How donor-advised funds became a dark-money behemoth
Today, more than $50 billion annually flows through donor-advised funds — more than 10 percent of all charitable giving, according to Lloyd Hitoshi Mayer, a Notre Dame Law School professor who researches nonprofit advocacy.
But DAFs weren’t really designed to be a major player in the nonprofit sector. They first came into play without fanfare in the 1930s, as community foundations looked for ways to make it easier to give. By contributing to a donor-advised fund, philanthropists could claim an immediate deduction from a single large check — but decide where the money should go later. This approach helped ease the logistical burden of annual financial planning, while helping local foundations get money in the door.
“They’d go to a donor and say, ‘Look, contribute to us. It’ll go into what we’ll call your donor-advised fund. We control it, but you can recommend where you want it to go within the community once you decide what to do,” Mayer said. “‘But just to be clear, we control it. We can make grants out of it without your okay. We don’t have to follow your advice.’”

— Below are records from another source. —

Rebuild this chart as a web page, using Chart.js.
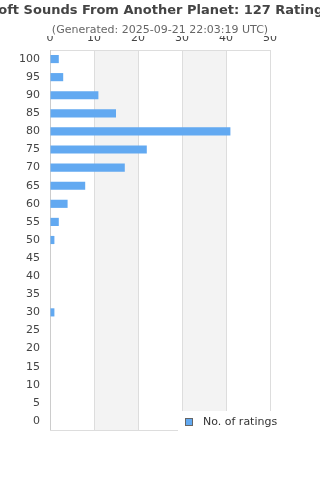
<!DOCTYPE html>
<html>
<head>
<meta charset="utf-8">
<script src="https://cdn.jsdelivr.net/npm/chart.js@4/dist/chart.umd.min.js"></script>
<style>
    html, body { margin: 0; padding: 0; background: #fff; }
    #wrap { width: 320px; height: 480px; position: relative; }
</style>
</head>
<body>
<div id="wrap"><canvas id="chart" width="320" height="480"></canvas></div>
<script>
const chartTitle = "Soft Sounds From Another Planet: 127 Ratings";
const chartSubtitle = "(Generated: 2025-09-21 22:03:19 UTC)";
const scoreLabels = ["100", "95", "90", "85", "80", "75", "70", "65", "60", "55", "50",
    "45", "40", "35", "30", "25", "20", "15", "10", "5", "0"];
const ratingCounts = [2, 3, 11, 15, 41, 22, 17, 8, 4, 2, 1, 0, 0, 0, 1, 0, 0, 0, 0, 0, 0];
const seriesName = "No. of ratings";
const xMin = 0;
const xMax = 50;
const xStep = 10;

const barColor = "#62a9f1";
const fontFamily = "'DejaVu Sans', sans-serif";

// grey bands behind every second x interval, plus the box round the plot
const bandsPlugin = {
    id: "bands",
    beforeDraw: function (chart) {
        const ctx = chart.ctx;
        const area = chart.chartArea;
        const xScale = chart.scales.x;
        ctx.save();
        ctx.fillStyle = "#f3f3f3";
        for (let v = xMin + xStep; v < xMax; v += 2 * xStep) {
            const x1 = xScale.getPixelForValue(v);
            const x2 = xScale.getPixelForValue(v + xStep);
            ctx.fillRect(x1, area.top, x2 - x1, area.bottom - area.top);
        }
        ctx.restore();
    },
    afterDraw: function (chart) {
        const ctx = chart.ctx;
        const area = chart.chartArea;
        ctx.save();
        ctx.strokeStyle = "#dddddd";
        ctx.lineWidth = 1;
        ctx.beginPath();
        ctx.moveTo(area.right + 0.5, area.top);
        ctx.lineTo(area.right + 0.5, area.bottom + 0.5);
        ctx.lineTo(area.left, area.bottom + 0.5);
        ctx.stroke();

        // title and subtitle
        ctx.textAlign = "center";
        ctx.textBaseline = "middle";
        ctx.fillStyle = "#444444";
        ctx.font = "bold 13px " + fontFamily;
        ctx.fillText(chartTitle, chart.width / 2, 11);
        ctx.fillStyle = "#666666";
        ctx.font = "11px " + fontFamily;
        ctx.fillText(chartSubtitle, chart.width / 2, 30);

        // legend sitting over the lower right of the plot
        const lx = 178;
        const ly = 411;
        ctx.fillStyle = "#ffffff";
        ctx.fillRect(lx, ly, chart.width - lx, 24);
        ctx.fillStyle = barColor;
        ctx.fillRect(186, 419, 6, 6);
        ctx.strokeStyle = "#666666";
        ctx.strokeRect(185.5, 418.5, 7, 7);
        ctx.textAlign = "left";
        ctx.fillStyle = "#333333";
        ctx.font = "11px " + fontFamily;
        ctx.fillText(seriesName, 203, 422);
        ctx.restore();
    }
};

new Chart(document.getElementById("chart"), {
    type: "bar",
    data: {
        labels: scoreLabels,
        datasets: [
            {
                label: seriesName,
                data: ratingCounts,
                backgroundColor: barColor,
                borderWidth: 0,
                categoryPercentage: 1,
                barPercentage: 0.45
            }
        ]
    },
    options: {
        indexAxis: "y",
        responsive: false,
        animation: false,
        events: [],
        layout: {
            padding: { top: 36, left: 0, right: 50, bottom: 50 }
        },
        plugins: {
            legend: { display: false },
            title: { display: false },
            tooltip: { enabled: false }
        },
        scales: {
            x: {
                position: "top",
                min: xMin,
                max: xMax,
                ticks: {
                    stepSize: xStep,
                    padding: 5,
                    color: "#444444",
                    font: { family: fontFamily, size: 11 }
                },
                grid: {
                    color: "#dddddd",
                    drawTicks: false
                },
                border: { color: "#dddddd" },
                afterFit: function (scale) {
                    scale.height = 14;
                }
            },
            y: {
                ticks: {
                    autoSkip: false,
                    padding: 10,
                    color: "#444444",
                    font: { family: fontFamily, size: 11 }
                },
                grid: { display: false, drawTicks: false },
                border: { color: "#cccccc" },
                afterFit: function (scale) {
                    scale.width = 50;
                }
            }
        }
    },
    plugins: [bandsPlugin]
});
</script>
</body>
</html>
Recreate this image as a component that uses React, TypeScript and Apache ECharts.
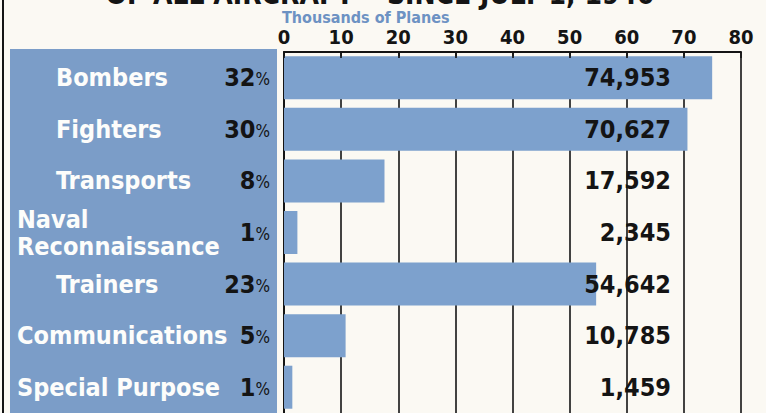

When donor-advised funds were formally codified into the U.S. tax code in 1969, they were still used almost exclusively in this way, according to Flannery, who directs the Institute for Policy Studies’ charity reform work. It wasn’t until the 1990s when the first big financial services company got interested: Fidelity Investments. Fidelity executives realized that they could get paid to manage nonprofit giving, unlocking a whole new market. Even better, clients could pay their money managers out of tax-deductible funds — a publicly subsidized win for both the funds and their clients.
“It started with Fidelity, but Schwab got into the act, and Vanguard, and then Goldman Sachs, everybody,” Flannery said. “It became a lucrative proposition for these commercial investment firms, and they started really marketing them aggressively.”
As DAFs grew in popularity, other benefits for donors became clear. The caps on deductibility are higher than they are for private foundations, allowing donors to get even bigger tax breaks. And the flow of money becomes completely untraceable. Once a DAF takes in a donation, it has complete control of those funds — which go into a big pool of charitable money. It becomes impossible to link any subsequent gifts to the priorities of any specific donor.
“There’s no way to really beat DAFs for making gifts completely anonymous,” Flannery said. “There’s no way for grantees or the public or even the IRS to know where the money behind them is coming from. They’re essentially completely impenetrable.”
In Vanguard’s statement to DeSmog, Kenig said that 96 percent of its donors voluntarily include identifying information with their donation. But disclosing that information isn’t mandatory, and it’s not available to the public.
That impenetrability has made them an increasingly popular vehicle for dirty political work and dark money. In a recent report, the Institute for Policy Studies and the Climate Accountability Research Center found that DAFs funneled almost $1 billion to climate disinformation groups between 2020 and 2022. That amounts to 73 percent more than private foundations gave to the same groups during the same period.
Shining a light on dark money
Legally, DAFs are not required to obey their donors’ wishes on where the money should go.
“They’re not obligated to do anything,” said Ray Madoff, a professor at Boston College Law School, who studies philanthropy. “They’re not even obligated to distribute it to other charities. They could take the money and just pay themselves salaries.”
That also means that Fidelity, Schwab and Vanguard could decline to fund organizations that are out of line with professed company values, or that conflict directly with the goals of their much-touted ESG portfolios. They’ve refused to give to a specific organization at least once: In 2019, both Fidelity and Schwab halted donations to charities affiliated with the National Rifle Association. But that decision appears to have been due to an Internal Revenue Service investigation that threatened the NRA’s charitable status rather than any kind of ethical or ESG-related determination.
“We are … scrupulous about our responsibility to ensure grants from Vanguard Charitable abide by IRS guidelines that require all charitable dollars be used to advance the public good,” Kenig said. “Only charitable organizations that are in good standing with the IRS that qualify as tax-exempt under Section 501(c)(3) and are classified as public charities under Section 509(a) of the Internal Revenue Code are eligible for consideration.”
But so far, the big DAFs have refused to filter out climate disinformation groups from the pool of organizations they’re willing to fund — perhaps part of a general reluctance to start setting limits with donors around controversial causes. As the Vanguard Charitable spokesperson told DeSmog, the emphasis is on “cause-neutral” giving.
“The reason is very simple: because they want people to give them more money,” Mayer said. “If I give you the money, and you don’t listen to my advice, then I’m not gonna give it to you. Next time, I’m gonna give it to the other guy.”
“The DAF sponsor could say, ‘It’s our money now and we’re not going to fund what you wanted to fund,’” Collins said. “Of course, they would be out of business if they did that.”
That’s why DAF critics tend to call for policy reforms that would make it harder to use the funds as the major, hidden-in-plain-sight, dark money vehicles they have become. In their report on the growing role of DAFs in climate disinformation funding, the Institute for Policy Studies and the Climate Accountability Research Center argued that DAF sponsors such as Fidelity, Schwab and Vanguard should be required to disclose the names of individual donors that contribute $10,000 or more.
“Disclosure on an account-by-account basis would go a long way,” Collins said. “It would hold the donor accountable for what they’re funding. You could follow the money much more easily.”